The general problem with Via not working with sites that have incomplete SSL certificate chains still exists, and that still affects this URL: https://mathstat.slu.edu/~speegle/_book/preface.html.

robertknight commented 1 year ago

It is confusing to have two separate issues for this, so I'd like to move this one to the Via repo and close the other one. I think there was a separate issue originally because @chrisdaaz had an issue adding https://github.com/hypothesis/via/issues/863 directly to the Support Board.

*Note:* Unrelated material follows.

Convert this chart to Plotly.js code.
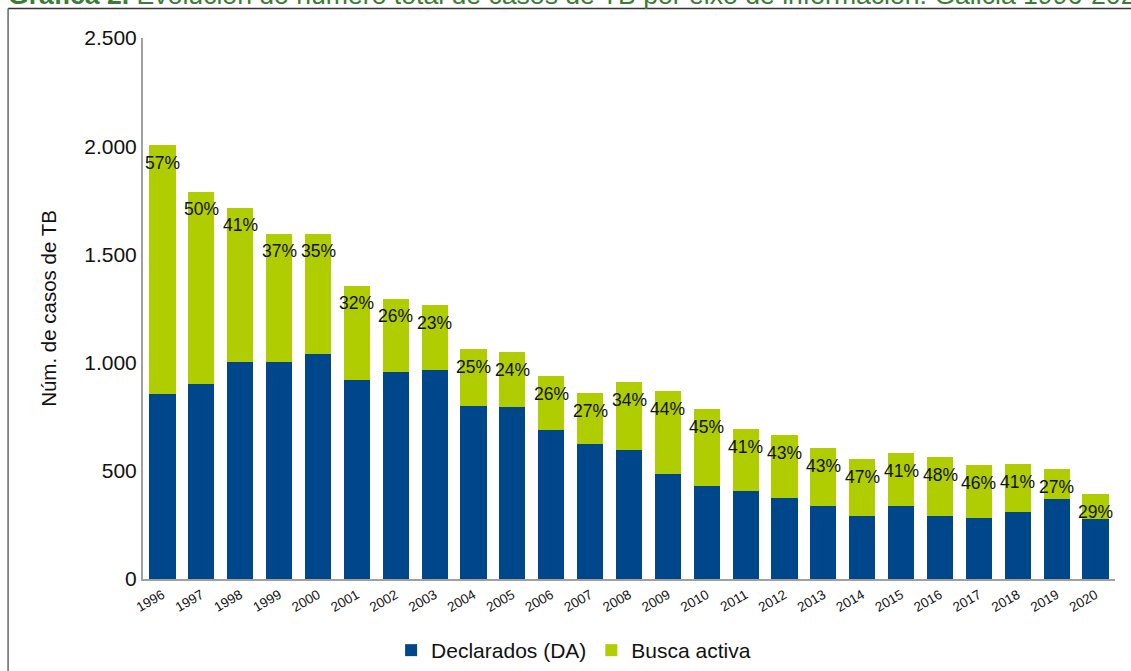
<!DOCTYPE html>
<html>
<head>
<meta charset="utf-8">
<script src="https://cdn.plot.ly/plotly-3.0.1.min.js"></script>
<style>
  html, body { margin: 0; padding: 0; background: #fff; }
  #chart { width: 1131px; height: 671px; }
</style>
</head>
<body>
<div id="chart"></div>
<script>
// Data
const years = ["1996","1997","1998","1999","2000","2001","2002","2003","2004","2005","2006","2007","2008","2009","2010","2011","2012","2013","2014","2015","2016","2017","2018","2019","2020"];
const declarados = [853, 899, 1001, 1001, 1042, 919, 955, 965, 798, 793, 687, 623, 595, 484, 429, 406, 374, 337, 291, 337, 291, 281, 309, 369, 277];
const buscaActiva = [1152, 891, 715, 595, 554, 437, 341, 299, 263, 254, 249, 235, 314, 383, 355, 286, 290, 267, 262, 244, 272, 245, 221, 138, 115];
const pctLabels = ["57%","50%","41%","37%","35%","32%","26%","23%","25%","24%","26%","27%","34%","44%","45%","41%","43%","43%","47%","41%","48%","46%","41%","27%","29%"];
const yTickVals = [0, 500, 1000, 1500, 2000, 2500];
const yTickText = ["0", "500", "1.000", "1.500", "2.000", "2.500"];
const seriesNames = ["Declarados (DA)", "Busca activa"];
const titleText = "<b>Gráfica 2.</b> Evolución do número total de casos de TB por eixo de información. Galicia 1996-2020";
const yTitle = "Núm. de casos de TB";

const blue = "#00468a";
const green = "#afcd00";
const FONT = "Liberation Sans, Arial, sans-serif";

const totals = declarados.map((d, i) => d + buscaActiva[i]);

const traces = [
  { type: "bar", name: seriesNames[0], x: years, y: declarados, marker: { color: blue }, hoverinfo: "x+y" },
  { type: "bar", name: seriesNames[1], x: years, y: buscaActiva, marker: { color: green }, hoverinfo: "x+y" }
];

// percentage labels (category index positions on the category axis)
const annotations = years.map((yr, i) => ({
  x: i, y: totals[i], xref: "x", yref: "y",
  text: pctLabels[i], showarrow: false,
  yanchor: "top", xanchor: "center", yshift: -5.5,
  font: { family: FONT, size: 17.5, color: "#111" }
}));

// chart heading, partly cut off at the top edge as in the reference
annotations.push({
  xref: "paper", yref: "paper", x: -0.141, y: 1.08,
  xanchor: "left", yanchor: "middle", showarrow: false,
  text: titleText, font: { family: FONT, size: 26.6, color: "#3a7d34" }
});

const layout = {
  width: 1131, height: 671,
  margin: { l: 143, r: 15.5, t: 37.5, b: 91.5, pad: 0 },
  paper_bgcolor: "#fff", plot_bgcolor: "#fff",
  font: { family: FONT, color: "#111" },
  barmode: "stack",
  bargap: 0.33,
  xaxis: {
    type: "category",
    tickangle: -30,
    tickfont: { family: FONT, size: 13.5, color: "#111" },
    showgrid: false, zeroline: false,
    showline: true, linecolor: "#a0a0a0", linewidth: 2,
    ticks: "", automargin: false, ticklabelstandoff: 1
  },
  yaxis: {
    range: [0, 2500],
    tickvals: yTickVals, ticktext: yTickText,
    tickfont: { family: FONT, size: 21, color: "#111" },
    showgrid: false, zeroline: false,
    showline: true, linecolor: "#a0a0a0", linewidth: 2,
    ticks: "", ticklen: 0,
    title: { text: yTitle, font: { family: FONT, size: 20.5, color: "#111" }, standoff: 22 },
    automargin: false
  },
  showlegend: true,
  legend: {
    orientation: "h", xref: "paper", x: 0.443, xanchor: "center",
    yref: "container", y: 0, yanchor: "bottom",
    font: { family: FONT, size: 21, color: "#111" },
    traceorder: "normal"
  },
  annotations: annotations,
  shapes: [
    { type: "line", xref: "paper", yref: "paper", x0: -0.1388, x1: 1.2, y0: 1.0544, y1: 1.0544, line: { color: "#333", width: 1.5 } },
    { type: "line", xref: "paper", yref: "paper", x0: -0.1388, x1: -0.1388, y0: 1.0544, y1: -0.2, line: { color: "#666", width: 1.5 } }
  ]
};

Plotly.newPlot("chart", traces, layout, { displayModeBar: false });
</script>
</body>
</html>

chrisdaaz commented 1 year ago

thanks @robertknight i've written back to the original user who reported the SSL errors on the arxiv site. i'm not sure how to move issues between repos but i did close the duplicate i opened in /via

mkdir-washington-edu commented 1 year ago

Maybe another site: https://revistas.unal.edu.co/

Ticket: https://app.hubspot.com/contacts/6291320/ticket/1472099392

mkdir-washington-edu commented 1 year ago

Can't test, but another likely site: https://www-nejm-org.manchester.idm.oclc.org/

Ticket: https://app.hubspot.com/contacts/6291320/ticket/1472875831

mkdir-washington-edu commented 1 year ago

Another possible example: https://www.saskhealthauthority.ca/our-organization/quality-care-patient-safety/patient-family-centred-care

Ticket: https://app.hubspot.com/contacts/6291320/ticket/1645075541

Slack: https://hypothes-is.slack.com/archives/C2BLQDKHA/p1685043338201309

nairiboo commented 1 year ago

Reducing this to an S4 as a workaround exists for clients to fix their certificates.

robertknight commented 1 year ago

Hi @nairiboo - Just to clarify, the workaround here has to be applied by the website maintainer. It can't be applied by an end-user or LMS user, who is using Via to annotate someone else's website.